Review them weekly and use them to drive monthly actions.

Common pitfalls and how to avoid them

  • Relying on one customer or supplier. It’s fragile. Diversify.
  • Chasing low-price market share only. Low-price leadership often requires a scale you don’t have. Focus on profitable niches.
  • Ignoring byproduct value. Cake, gums and soapstock have buyers — monetize them.
  • Over-promoting in retail. Excessive discounts train buyers to wait for deals and destroy brand value.
  • Neglecting quality to chase cost. Short-term wins can wreck reputation and long-term margins.

Avoid these traps by keeping a long-term view on margin sustainability.
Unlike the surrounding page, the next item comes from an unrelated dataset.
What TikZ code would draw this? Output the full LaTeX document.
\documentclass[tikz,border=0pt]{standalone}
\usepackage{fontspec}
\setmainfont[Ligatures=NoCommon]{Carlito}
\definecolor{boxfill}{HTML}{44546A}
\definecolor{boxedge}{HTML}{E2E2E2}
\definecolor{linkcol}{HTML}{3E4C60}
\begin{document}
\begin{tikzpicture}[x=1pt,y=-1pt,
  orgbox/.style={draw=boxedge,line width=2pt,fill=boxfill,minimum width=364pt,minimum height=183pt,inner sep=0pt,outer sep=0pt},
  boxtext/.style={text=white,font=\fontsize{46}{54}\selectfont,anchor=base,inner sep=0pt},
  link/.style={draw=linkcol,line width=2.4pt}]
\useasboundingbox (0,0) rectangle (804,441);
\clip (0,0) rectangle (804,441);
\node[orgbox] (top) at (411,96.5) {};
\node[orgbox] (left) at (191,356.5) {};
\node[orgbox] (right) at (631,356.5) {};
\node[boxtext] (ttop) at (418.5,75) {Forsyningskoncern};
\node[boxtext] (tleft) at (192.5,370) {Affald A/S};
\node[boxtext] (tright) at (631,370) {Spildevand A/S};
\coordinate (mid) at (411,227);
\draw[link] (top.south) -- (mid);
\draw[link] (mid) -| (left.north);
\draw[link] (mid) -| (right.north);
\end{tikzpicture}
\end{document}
Quick, tactical checklist to start improving margins this month

  1. Build a per-litre COGS model with current data.
  2. Audit supplier contracts — target 1–2 renegotiation wins.
  3. Identify one process step where yield can improve and run a small test.
  4. Create one premium SKU (e.g., cold-pressed small-batch) and price it 20–40% above standard.
  5. Cut one unnecessary overhead you can live without for 90 days.
  6. Measure and report gross margin per channel weekly.
  7. Explore one new distribution channel that preserves margin (e.g., direct-to-cafe sales).
  8. Set a 90-day automation pilot for a high-impact operational task.
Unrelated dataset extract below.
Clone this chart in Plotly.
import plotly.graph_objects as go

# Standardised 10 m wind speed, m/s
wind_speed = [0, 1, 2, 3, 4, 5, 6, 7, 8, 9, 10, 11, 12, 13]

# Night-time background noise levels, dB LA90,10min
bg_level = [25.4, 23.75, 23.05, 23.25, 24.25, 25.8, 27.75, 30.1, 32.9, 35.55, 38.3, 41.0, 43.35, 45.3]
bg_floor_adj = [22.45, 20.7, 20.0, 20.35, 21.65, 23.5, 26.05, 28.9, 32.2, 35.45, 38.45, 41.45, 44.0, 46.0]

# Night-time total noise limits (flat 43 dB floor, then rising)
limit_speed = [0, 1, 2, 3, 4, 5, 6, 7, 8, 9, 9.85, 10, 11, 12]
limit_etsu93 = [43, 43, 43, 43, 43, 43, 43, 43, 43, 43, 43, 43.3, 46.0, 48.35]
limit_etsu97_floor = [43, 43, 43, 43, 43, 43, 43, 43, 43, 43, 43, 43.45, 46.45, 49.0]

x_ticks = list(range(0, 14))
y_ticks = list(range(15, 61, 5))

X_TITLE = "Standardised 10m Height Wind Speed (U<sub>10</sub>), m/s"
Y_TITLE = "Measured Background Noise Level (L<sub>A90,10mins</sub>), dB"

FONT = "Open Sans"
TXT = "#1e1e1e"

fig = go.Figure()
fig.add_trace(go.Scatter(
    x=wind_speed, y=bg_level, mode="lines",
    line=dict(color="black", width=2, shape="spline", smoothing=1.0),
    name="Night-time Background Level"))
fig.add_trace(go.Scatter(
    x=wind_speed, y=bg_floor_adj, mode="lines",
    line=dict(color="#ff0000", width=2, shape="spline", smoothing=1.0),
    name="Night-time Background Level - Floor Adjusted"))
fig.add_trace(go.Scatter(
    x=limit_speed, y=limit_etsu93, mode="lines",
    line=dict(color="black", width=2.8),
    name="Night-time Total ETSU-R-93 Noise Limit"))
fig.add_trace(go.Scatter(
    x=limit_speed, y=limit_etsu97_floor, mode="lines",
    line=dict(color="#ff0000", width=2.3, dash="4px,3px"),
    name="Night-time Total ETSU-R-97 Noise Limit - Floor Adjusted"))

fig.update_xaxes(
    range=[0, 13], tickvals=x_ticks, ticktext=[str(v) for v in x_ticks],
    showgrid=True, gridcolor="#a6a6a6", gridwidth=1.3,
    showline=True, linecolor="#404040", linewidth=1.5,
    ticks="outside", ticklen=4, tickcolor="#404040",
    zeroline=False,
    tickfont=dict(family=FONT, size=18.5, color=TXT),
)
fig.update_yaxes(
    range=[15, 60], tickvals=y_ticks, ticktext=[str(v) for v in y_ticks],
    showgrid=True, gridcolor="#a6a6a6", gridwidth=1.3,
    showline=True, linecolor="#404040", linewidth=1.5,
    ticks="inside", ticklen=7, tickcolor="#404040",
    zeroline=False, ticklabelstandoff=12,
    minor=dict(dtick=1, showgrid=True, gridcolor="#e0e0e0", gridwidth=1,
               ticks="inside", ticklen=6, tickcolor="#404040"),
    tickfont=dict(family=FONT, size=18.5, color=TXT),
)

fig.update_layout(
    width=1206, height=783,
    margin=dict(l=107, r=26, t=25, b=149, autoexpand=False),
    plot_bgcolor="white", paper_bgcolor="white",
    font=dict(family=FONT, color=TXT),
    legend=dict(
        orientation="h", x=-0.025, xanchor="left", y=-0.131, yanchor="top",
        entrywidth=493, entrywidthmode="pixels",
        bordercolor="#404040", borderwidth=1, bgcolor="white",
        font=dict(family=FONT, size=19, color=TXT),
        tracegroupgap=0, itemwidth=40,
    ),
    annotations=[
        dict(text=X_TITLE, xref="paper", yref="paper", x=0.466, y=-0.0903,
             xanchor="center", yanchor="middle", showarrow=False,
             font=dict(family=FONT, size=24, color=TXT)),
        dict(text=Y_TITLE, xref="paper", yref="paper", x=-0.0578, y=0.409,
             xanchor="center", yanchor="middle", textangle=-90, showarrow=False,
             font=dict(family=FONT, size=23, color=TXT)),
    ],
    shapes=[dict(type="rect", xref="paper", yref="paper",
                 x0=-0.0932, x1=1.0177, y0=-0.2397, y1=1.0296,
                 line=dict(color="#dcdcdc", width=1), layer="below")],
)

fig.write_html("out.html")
Small, targeted actions compound faster than broad, unfocused efforts.

Final thoughts & conclusion

Maximising profit margins in the edible oil industry is not about a single hack — it’s about a system of continual improvements across sourcing, processing, product, pricing and channel strategy. Start with accurate numbers (COGS per litre), then attack the biggest levers: smarter sourcing, better yields, and higher-margin products. Protect your gains with strong quality systems, traceability and brand-building, and use technology to sustain improvements.

 

If you take one thing from this guide: measure relentlessly and then invest where the math shows the highest return. Even a one-percent improvement in yield or a 2% shift of sales to premium SKUs can meaningfully change your profitability — and that’s how businesses move from surviving on thin margins to thriving with healthy, reinvestable profits.